3rd International Conference on CRISPR Technologies

Inhibition and Recovery of CRISPR/spCas9 Activity at Closed Chromatin in a Human Cell Line

Authors

Haynes, K. - Presenter, Emory University
Daer, R., Arizona State University
Hamna, F., Arizona State University
Barrett, C., Arizona State University
To efficiently and reliably edit human DNA in living cells with CRISPR, the Cas9/gRNA complex must overcome barriers imposed by chromatin-mediated compaction. Chromatin is a system of proteins and nucleic acids that organize genomic DNA within the nuclei of eukaryotic cells. Chromatin composed of Polycomb-family proteins mediates epigenetic repression in stem cells and differentiated cells, and is distributed throughout the genome at hundreds of sites that drive cell development pathways. Therefore biomedically important target genes may often be inaccessible to CRISPR. Previously, we demonstrated that closed, silenced chromatin impedes CRISPR editing by making the DNA less accessible to Cas9/gRNA binding.
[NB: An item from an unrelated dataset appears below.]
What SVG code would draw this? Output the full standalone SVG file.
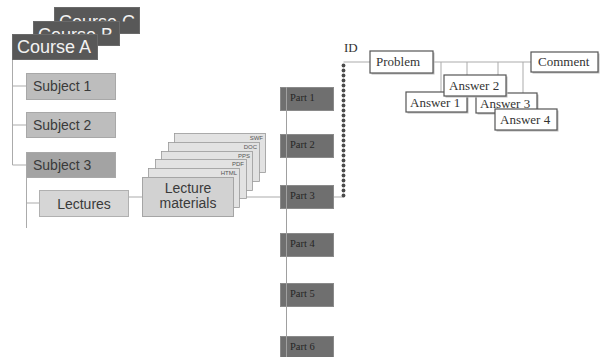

Our investigation of the underlying mechanism showed that disruption of chromatin through siRNA-mediated knock-down of the Polycomb complex enhanced CRISPR editing. Interestingly, target gene overexpression also impeded CRISPR activity. To further investigate the requirements for inducing a CRISPR-accessible state, we compared two approaches: a broad-acting Polycomb-disrupting drug (EZH2 inhibitor UNC1999) and site-specific chromatin-modifying fusion proteins. We explored the mechanism of enhanced editing at artificially opened chromatin in HEK293 cells using deep sequencing of edited DNA and chromatin immunoprecipitation (ChIP) of histone modifications. We demonstrate strong CRISPR enhancement with transient expression of the site-specific, fusion transcriptional activator Gal4P65 and no enhancement with the small molecule chromatin inhibitor UNC1999. In both cases H3K27me3 was depleted from the CRISPR target site, but only Gal4P65 gene-activating enhanced CRISPR efficiency. CRISPR activity was also restored by other Gal4 fusions that did not activate luciferase expression. Our results support the use of site-specific, activator-associated fusion proteins as an effective method to enhance Cas9 editing within Polycomb-repressed chromatin.